§ **Task to complete**: Repeat every line exactly, keeping the pictures out of the copy.

§ **Source excerpt**:
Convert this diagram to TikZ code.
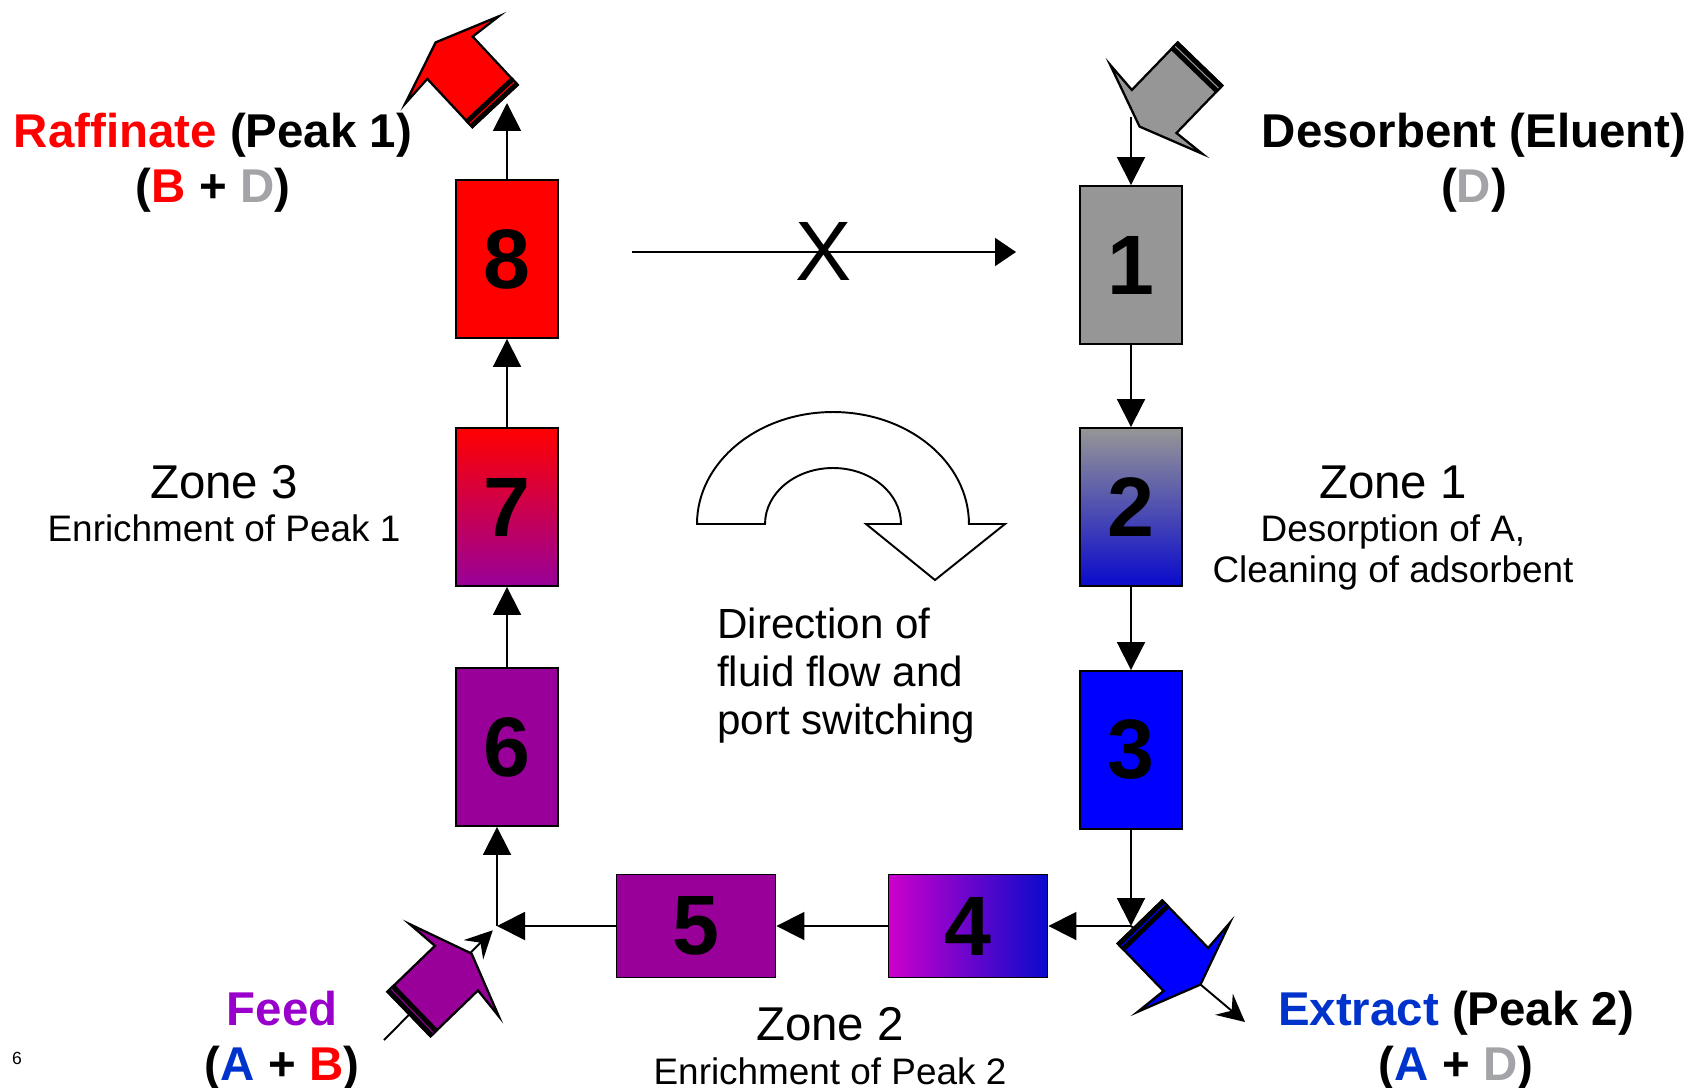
\documentclass[tikz,border=0pt]{standalone}
\usepackage{fontspec}
\setmainfont{Liberation Sans}
\usetikzlibrary{arrows.meta}

\definecolor{rafred}{RGB}{255,0,0}
\definecolor{desgray}{RGB}{150,150,150}
\definecolor{lightD}{RGB}{163,163,168}
\definecolor{extblue}{RGB}{0,0,255}
\definecolor{txtblue}{RGB}{0,51,204}
\definecolor{colpurple}{RGB}{153,0,153}
\definecolor{feedpurple}{RGB}{153,0,204}
\definecolor{magentafour}{RGB}{204,0,204}
\definecolor{deepblue}{RGB}{10,10,204}

\tikzset{
  port/.pic={
    \filldraw[fill=#1, line width=1.3pt, line join=miter] (0,-31) -- (66,-31) -- (63,-64) -- (87,0) -- (63,64) -- (66,31) -- (0,31) -- cycle;
    \filldraw[fill=black, line width=1.3pt] (0,-31) rectangle (9,31);
    \draw[#1, line width=0.6pt] (4.5,-30) -- (4.5,30);
  }
}

\begin{document}
\begin{tikzpicture}[x=0.02cm, y=-0.02cm,
  flow/.style={-{Triangle[length=0.56cm,width=0.56cm]}, line width=1.1pt},
  thinflow/.style={-{Triangle[length=0.42cm,width=0.56cm]}, line width=1.1pt},
  portline/.style={-{Stealth[length=0.55cm,width=0.55cm,inset=0.2cm]}, line width=1.1pt},
  col/.style={rectangle, draw, line width=1.1pt, inner sep=0pt, minimum width=2.04cm, minimum height=3.16cm, font=\fontsize{48}{48}\selectfont\bfseries},
  hcol/.style={col, minimum width=3.18cm, minimum height=2.06cm},
  plabel/.style={anchor=base, font=\fontsize{27}{32}\selectfont\bfseries},
  zone/.style={anchor=base, font=\fontsize{27}{32}\selectfont},
  zsub/.style={anchor=base, font=\fontsize{21}{25}\selectfont},
  note/.style={anchor=base west, font=\fontsize{24}{28}\selectfont}]

  \useasboundingbox (0,0) rectangle (1694,1088);

  % columns
  \node[col, fill=rafred] (8) at (507,259) {8};
  \node[col, top color=rafred, bottom color=colpurple] (7) at (507,507) {7};
  \node[col, fill=colpurple] (6) at (507,747) {6};
  \node[col, fill=desgray] (1) at (1131,265) {1};
  \node[col, top color=desgray, bottom color=deepblue] (2) at (1131,507) {2};
  \node[col, fill=extblue] (3) at (1131,750) {3};
  \node[hcol, fill=colpurple] (5) at (696,926) {5};
  \node[hcol, left color=magentafour, right color=deepblue] (4) at (968,926) {4};

  \coordinate (jl) at (497,926);
  \coordinate (jr) at (1131,926);
  \coordinate (raftip) at (507,103);
  \coordinate (destop) at (1131,117);
  \coordinate (feedsrc) at (384,1040);
  \coordinate (extip) at (1245,1022);
  \coordinate (xs) at (632,252);
  \coordinate (xe) at (1016,252);

  \path[flow]
    (6) edge (7)
    (7) edge (8)
    (8) edge (raftip)
    (destop) edge (1)
    (1) edge (2)
    (2) edge (3)
    (3) edge (jr)
    (jr) edge (4)
    (4) edge (5)
    (5) edge (jl)
    (jl) edge (jl |- 6.south)
  ;
  \draw[portline, shorten >=0.12cm] (feedsrc) -- (jl);
  \draw[portline] (jr) -- (extip);

  % no flow from 8 to 1
  \draw[thinflow] (xs) -- (xe);
  \node[font=\fontsize{48}{48}\selectfont, inner sep=0pt] (cross) at (824,251) {X};

  % ports
  \pic[rotate=133] at (495,106) {port=rafred};
  \pic[rotate=226] at (1200,64) {port=desgray};
  \pic[rotate=44] at (409,1014) {port=colpurple};
  \pic[rotate=-46] at (1140,922) {port=extblue};

  % switching direction
  \draw[line width=1.1pt, fill=white] (697,524) arc[start angle=180, end angle=0, x radius=2.72cm, y radius=2.24cm]
    -- (1005,524) -- (935,580) -- (866,524) -- (901,524)
    arc[start angle=0, end angle=180, x radius=1.36cm, y radius=1.12cm] -- cycle;

  \node[plabel] (raf) at (213,148) {\textcolor{rafred}{Raffinate} (Peak 1)};
  \node[plabel] (rafmix) at (213,202) {(\textcolor{rafred}{B} + \textcolor{lightD}{D})};
  \node[plabel] (des) at (1474,148) {Desorbent (Eluent)};
  \node[plabel] (desmix) at (1474,202) {(\textcolor{lightD}{D})};
  \node[plabel] (feed) at (282,1025) {\textcolor{feedpurple}{Feed}};
  \node[plabel] (feedmix) at (282,1080) {(\textcolor{txtblue}{A} + \textcolor{rafred}{B})};
  \node[plabel] (ext) at (1456,1025) {\textcolor{txtblue}{Extract} (Peak 2)};
  \node[plabel] (extmix) at (1456,1080) {(\textcolor{txtblue}{A} + \textcolor{lightD}{D})};

  \node[zone] (z3) at (224,498) {Zone 3};
  \node[zsub] (z3a) at (224,541) {Enrichment of Peak 1};
  \node[zone] (z1) at (1393,498) {Zone 1};
  \node[zsub] (z1a) at (1393,541) {Desorption of A,};
  \node[zsub] (z1b) at (1393,582) {Cleaning of adsorbent};
  \node[zone] (z2) at (830,1040) {Zone 2};
  \node[zsub] (z2a) at (830,1084) {Enrichment of Peak 2};

  \node[note] (dir1) at (711,638) {Direction of};
  \node[note] (dir2) at (711,686) {fluid flow and};
  \node[note] (dir3) at (711,734) {port switching};

  \node[anchor=base, font=\fontsize{10}{12}\selectfont] (page) at (17,1064) {6};
\end{tikzpicture}
\end{document}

§ **Task result**:
Convert this diagram to TikZ code.
\documentclass[tikz,border=0pt]{standalone}
\usepackage{fontspec}
\setmainfont{Liberation Sans}
\usetikzlibrary{arrows.meta}

\definecolor{rafred}{RGB}{255,0,0}
\definecolor{desgray}{RGB}{150,150,150}
\definecolor{lightD}{RGB}{163,163,168}
\definecolor{extblue}{RGB}{0,0,255}
\definecolor{txtblue}{RGB}{0,51,204}
\definecolor{colpurple}{RGB}{153,0,153}
\definecolor{feedpurple}{RGB}{153,0,204}
\definecolor{magentafour}{RGB}{204,0,204}
\definecolor{deepblue}{RGB}{10,10,204}

\tikzset{
  port/.pic={
    \filldraw[fill=#1, line width=1.3pt, line join=miter] (0,-31) -- (66,-31) -- (63,-64) -- (87,0) -- (63,64) -- (66,31) -- (0,31) -- cycle;
    \filldraw[fill=black, line width=1.3pt] (0,-31) rectangle (9,31);
    \draw[#1, line width=0.6pt] (4.5,-30) -- (4.5,30);
  }
}

\begin{document}
\begin{tikzpicture}[x=0.02cm, y=-0.02cm,
  flow/.style={-{Triangle[length=0.56cm,width=0.56cm]}, line width=1.1pt},
  thinflow/.style={-{Triangle[length=0.42cm,width=0.56cm]}, line width=1.1pt},
  portline/.style={-{Stealth[length=0.55cm,width=0.55cm,inset=0.2cm]}, line width=1.1pt},
  col/.style={rectangle, draw, line width=1.1pt, inner sep=0pt, minimum width=2.04cm, minimum height=3.16cm, font=\fontsize{48}{48}\selectfont\bfseries},
  hcol/.style={col, minimum width=3.18cm, minimum height=2.06cm},
  plabel/.style={anchor=base, font=\fontsize{27}{32}\selectfont\bfseries},
  zone/.style={anchor=base, font=\fontsize{27}{32}\selectfont},
  zsub/.style={anchor=base, font=\fontsize{21}{25}\selectfont},
  note/.style={anchor=base west, font=\fontsize{24}{28}\selectfont}]

  \useasboundingbox (0,0) rectangle (1694,1088);

  % columns
  \node[col, fill=rafred] (8) at (507,259) {8};
  \node[col, top color=rafred, bottom color=colpurple] (7) at (507,507) {7};
  \node[col, fill=colpurple] (6) at (507,747) {6};
  \node[col, fill=desgray] (1) at (1131,265) {1};
  \node[col, top color=desgray, bottom color=deepblue] (2) at (1131,507) {2};
  \node[col, fill=extblue] (3) at (1131,750) {3};
  \node[hcol, fill=colpurple] (5) at (696,926) {5};
  \node[hcol, left color=magentafour, right color=deepblue] (4) at (968,926) {4};

  \coordinate (jl) at (497,926);
  \coordinate (jr) at (1131,926);
  \coordinate (raftip) at (507,103);
  \coordinate (destop) at (1131,117);
  \coordinate (feedsrc) at (384,1040);
  \coordinate (extip) at (1245,1022);
  \coordinate (xs) at (632,252);
  \coordinate (xe) at (1016,252);

  \path[flow]
    (6) edge (7)
    (7) edge (8)
    (8) edge (raftip)
    (destop) edge (1)
    (1) edge (2)
    (2) edge (3)
    (3) edge (jr)
    (jr) edge (4)
    (4) edge (5)
    (5) edge (jl)
    (jl) edge (jl |- 6.south)
  ;
  \draw[portline, shorten >=0.12cm] (feedsrc) -- (jl);
  \draw[portline] (jr) -- (extip);

  % no flow from 8 to 1
  \draw[thinflow] (xs) -- (xe);
  \node[font=\fontsize{48}{48}\selectfont, inner sep=0pt] (cross) at (824,251) {X};

  % ports
  \pic[rotate=133] at (495,106) {port=rafred};
  \pic[rotate=226] at (1200,64) {port=desgray};
  \pic[rotate=44] at (409,1014) {port=colpurple};
  \pic[rotate=-46] at (1140,922) {port=extblue};

  % switching direction
  \draw[line width=1.1pt, fill=white] (697,524) arc[start angle=180, end angle=0, x radius=2.72cm, y radius=2.24cm]
    -- (1005,524) -- (935,580) -- (866,524) -- (901,524)
    arc[start angle=0, end angle=180, x radius=1.36cm, y radius=1.12cm] -- cycle;

  \node[plabel] (raf) at (213,148) {\textcolor{rafred}{Raffinate} (Peak 1)};
  \node[plabel] (rafmix) at (213,202) {(\textcolor{rafred}{B} + \textcolor{lightD}{D})};
  \node[plabel] (des) at (1474,148) {Desorbent (Eluent)};
  \node[plabel] (desmix) at (1474,202) {(\textcolor{lightD}{D})};
  \node[plabel] (feed) at (282,1025) {\textcolor{feedpurple}{Feed}};
  \node[plabel] (feedmix) at (282,1080) {(\textcolor{txtblue}{A} + \textcolor{rafred}{B})};
  \node[plabel] (ext) at (1456,1025) {\textcolor{txtblue}{Extract} (Peak 2)};
  \node[plabel] (extmix) at (1456,1080) {(\textcolor{txtblue}{A} + \textcolor{lightD}{D})};

  \node[zone] (z3) at (224,498) {Zone 3};
  \node[zsub] (z3a) at (224,541) {Enrichment of Peak 1};
  \node[zone] (z1) at (1393,498) {Zone 1};
  \node[zsub] (z1a) at (1393,541) {Desorption of A,};
  \node[zsub] (z1b) at (1393,582) {Cleaning of adsorbent};
  \node[zone] (z2) at (830,1040) {Zone 2};
  \node[zsub] (z2a) at (830,1084) {Enrichment of Peak 2};

  \node[note] (dir1) at (711,638) {Direction of};
  \node[note] (dir2) at (711,686) {fluid flow and};
  \node[note] (dir3) at (711,734) {port switching};

  \node[anchor=base, font=\fontsize{10}{12}\selectfont] (page) at (17,1064) {6};
\end{tikzpicture}
\end{document}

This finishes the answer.